China’s lithium reserve picture shifted dramatically in early 2025. Chinese media reported that national lithium deposits now account for 16.5 percent of global resources, up from the previous 6 percent assessment. This revised estimate reflects the recent discovery of a 2,800-kilometer lithium belt in western regions, with proven reserves exceeding 6.5 million tons of lithium ore and potential resources surpassing 30 million tons. Parallel advancements in extracting lithium from salt lakes and mica have further expanded China’s accessible reserve base, potentially reshaping the competitive dynamics between reserve-rich and processing-dominant producers.

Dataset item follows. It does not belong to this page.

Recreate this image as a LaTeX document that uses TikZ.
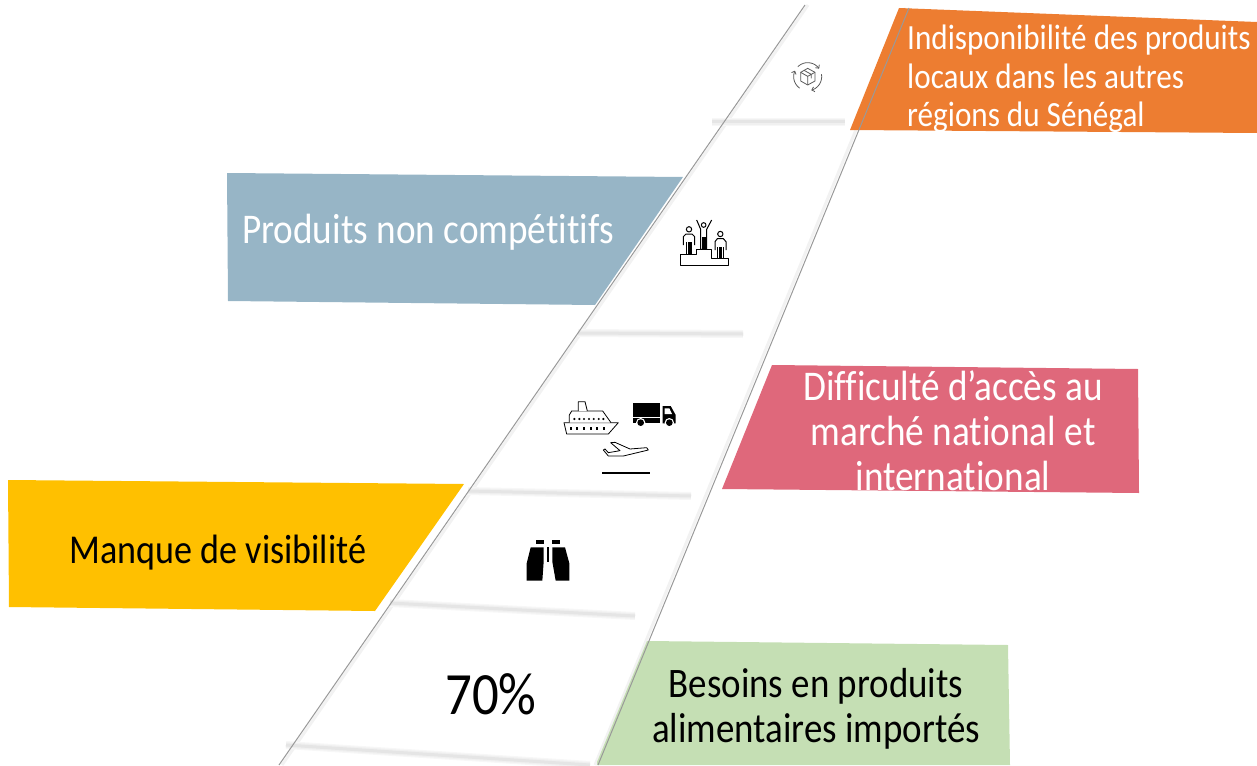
\documentclass[tikz,border=0pt]{standalone}
\usepackage{fontspec}
\usetikzlibrary{arrows.meta}
\setmainfont[FakeStretch=0.88,Ligatures=NoCommon]{Carlito}
\definecolor{co}{HTML}{ED7D31}\definecolor{cb}{HTML}{97B5C6}\definecolor{cr}{HTML}{DF687B}
\definecolor{cy}{HTML}{FFC000}\definecolor{cg}{HTML}{C5DFB4}
\begin{document}
\begin{tikzpicture}[x=1pt,y=-1pt,
 lbl/.style={align=center,text=white,inner sep=0pt},
 rail/.style={draw=black!40,line width=1pt},
 railsoft/.style={draw=black!5,line width=3pt},
 shelfa/.style={draw=black!3,line width=8pt},
 shelfb/.style={draw=black!6,line width=5.5pt},
 shelfc/.style={draw=black!10,line width=3pt},
 ic/.style={draw=black,line width=0.8pt,fill=white,line join=round},
 gic/.style={draw=black!65,line width=0.8pt,line join=round},
 cyc/.style={gic,-{Straight Barb[length=2.5pt,width=5pt]}}]
\useasboundingbox (0,0) rectangle (1257,765);
\coordinate (r1a) at (805,5);\coordinate (r1b) at (279,765);
\coordinate (r2a) at (909,8);\coordinate (r2b) at (598,765);
\draw[railsoft] ([xshift=3pt]r1a)--([xshift=3pt]r1b);
\draw[railsoft] ([xshift=-3pt]r2a)--([xshift=-3pt]r2b);
\fill[co] (899,8)--(1257,22)--(1257,133)--(850,130)--cycle;
\fill[cb] (227,173)--(683,177)--(595,305)--(228,301)--cycle;
\fill[cr] (772,365)--(1138,369)--(1139,493)--(722,489)--cycle;
\fill[cy] (8,480)--(464,484)--(375,611)--(9,607)--cycle;
\fill[cg] (647,641)--(1008,645)--(1010,765)--(597,765)--(597,762)--cycle;
% shelves
\foreach \ax/\ay/\bx/\by in {712/122/845/122,578/333/743/334,468/491/691/496,390/603/635/616,286/745/590/765}{
 \draw[shelfa] (\ax,\ay)--(\bx,\by);
 \draw[shelfb] (\ax,\ay)--(\bx,\by);
 \draw[shelfc] (\ax,\ay)--(\bx,\by);
}
% rails
\draw[rail] (r1a)--(r1b);
\draw[rail] (r2a)--(r2b);
% text
\node[lbl,font=\fontsize{35.4}{38.5}\selectfont,align=left,anchor=north west] (t1) at (907,25) {Indisponibilité des produits\\locaux dans les autres\\régions du Sénégal};
\node[lbl,font=\fontsize{42.3}{46}\selectfont] (t2) at (428,232) {Produits non compétitifs};
\node[lbl,font=\fontsize{42.3}{45}\selectfont] (t3) at (953,431) {Difficulté d’accès au\\marché national et\\international};
\node[lbl,text=black,font=\fontsize{41}{44}\selectfont] (t4) at (218,553) {Manque de visibilité};
\node[lbl,text=black,font=\fontsize{42}{45}\selectfont] (t5) at (816,709) {Besoins en produits\\alimentaires importés};
\node[lbl,text=black,font=\fontsize{60}{64}\selectfont] (t6) at (491,694) {70\%};
% recycle-box icon
\begin{scope}[shift={(770,40)},scale=1/3]
\draw[gic] (113,85)--(135,97)--(135,123)--(113,135)--(92,123)--(92,97)--cycle;
\draw[gic] (92,97)--(113,109)--(135,97) (113,109)--(113,135) (102,91)--(124,103)--(124,115);
\draw[cyc] plot[smooth,domain=225:325,samples=15] ({113+42*cos(\x)},{110+42*sin(\x)});
\draw[cyc] plot[smooth,domain=-10:75,samples=15] ({113+42*cos(\x)},{110+42*sin(\x)});
\draw[cyc] plot[smooth,domain=125:205,samples=15] ({113+42*cos(\x)},{110+42*sin(\x)});
\end{scope}
% podium icon
\begin{scope}[shift={(660,200)},scale=1/3]
\draw[ic,line width=1pt] (62,195)--(62,162)--(110,162)--(110,148)--(155,148)--(155,175)--(205,175)--(205,195)--cycle;
\draw[ic,line width=1pt] (110,60)--(122,88)--(122,148)--(140,148)--(140,88)--(155,60);
\draw[ic,line width=1pt] (131,75) circle (7);
\fill (125,112) rectangle (137,148);
\draw[ic,line width=1pt] (70,135)--(70,110)--(78,102)--(96,102)--(104,110)--(104,135);
\draw[ic,line width=1pt] (80,162)--(80,125) (95,162)--(95,125);
\fill (83,125) rectangle (92,162);
\draw[ic,line width=1pt] (87,88) circle (8);
\draw[ic,line width=1pt] (165,150)--(165,125)--(172,116)--(190,116)--(198,125)--(198,150);
\draw[ic,line width=1pt] (173,175)--(173,140) (190,175)--(190,140);
\fill (177,140) rectangle (186,175);
\draw[ic,line width=1pt] (181,102) circle (8);
\end{scope}
% ship, truck, plane, runway
\begin{scope}[shift={(540,380)},scale=1/3]
\draw[ic] (72,128)--(235,128)--(205,162)--(80,162)--cycle;
\draw[ic] (88,128)--(88,105)--(95,93)--(188,93)--(213,128);
\draw[ic] (115,93)--(115,65)--(135,65)--(142,93);
\foreach \x in {103,118,132,147,161,176,190}{\fill (\x,117) circle (3.5);}
\foreach \x in {92,112,132,152,172,192}{\fill (\x-3,142) rectangle (\x+3,150);}
\fill (280,70) rectangle (360,112);
\fill (280,114) rectangle (360,130);
\fill (368,78)--(392,78)--(407,105)--(407,130)--(368,130)--cycle;
\fill[white] (374,85)--(388,85)--(396,102)--(374,102)--cycle;
\fill[white] (302,128) circle (14);\fill (302,128) circle (10);
\fill[white] (388,128) circle (14);\fill (388,128) circle (10);
\draw[ic] (190,210)--(205,228)--(250,228)--(325,210)--(320,203)--(270,207)--(225,187)--(212,188)--(240,212)--(205,218)--(195,207)--cycle;
\fill (186,275) rectangle (330,282);
\end{scope}
% binoculars
\begin{scope}[shift={(510,530)},scale=1/3]
\fill (77,30) rectangle (101,43);
\fill (127,30) rectangle (151,43);
\fill (110,52) rectangle (118,95);
\fill (62,52)--(101,52)--(101,95)--(97,152)--(50,152)--(50,100)--cycle;
\fill (127,52)--(165,52)--(178,100)--(178,152)--(137,152)--(127,95)--cycle;
\end{scope}
\end{tikzpicture}
\end{document}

Secondary Reserve Holders and Market Implications
Beyond the “Big Four,” several nations hold significant lithium deposits: the United States (1.8 million metric tons), Canada (1.2 million metric tons), Zimbabwe (480,000 metric tons), Brazil (390,000 metric tons), and Portugal (60,000 metric tons—the largest in Europe). Portugal produced 380 metric tons in 2024, establishing a minor but growing footprint in global supply.
The distribution of lithium reserves creates both opportunities and constraints for global battery supply chains. Nations with high reserves increasingly become strategic producers as technological capability, capital availability, and regulatory frameworks align. The competitive pressure between cost efficiency in established mining regions and political considerations around resource nationalism will shape investment patterns throughout the decade ahead.
As lithium demand continues its upward trajectory driven by transportation electrification and grid-scale energy storage deployment, reserve geography becomes an ever more critical factor in long-term supply security and geopolitical positioning.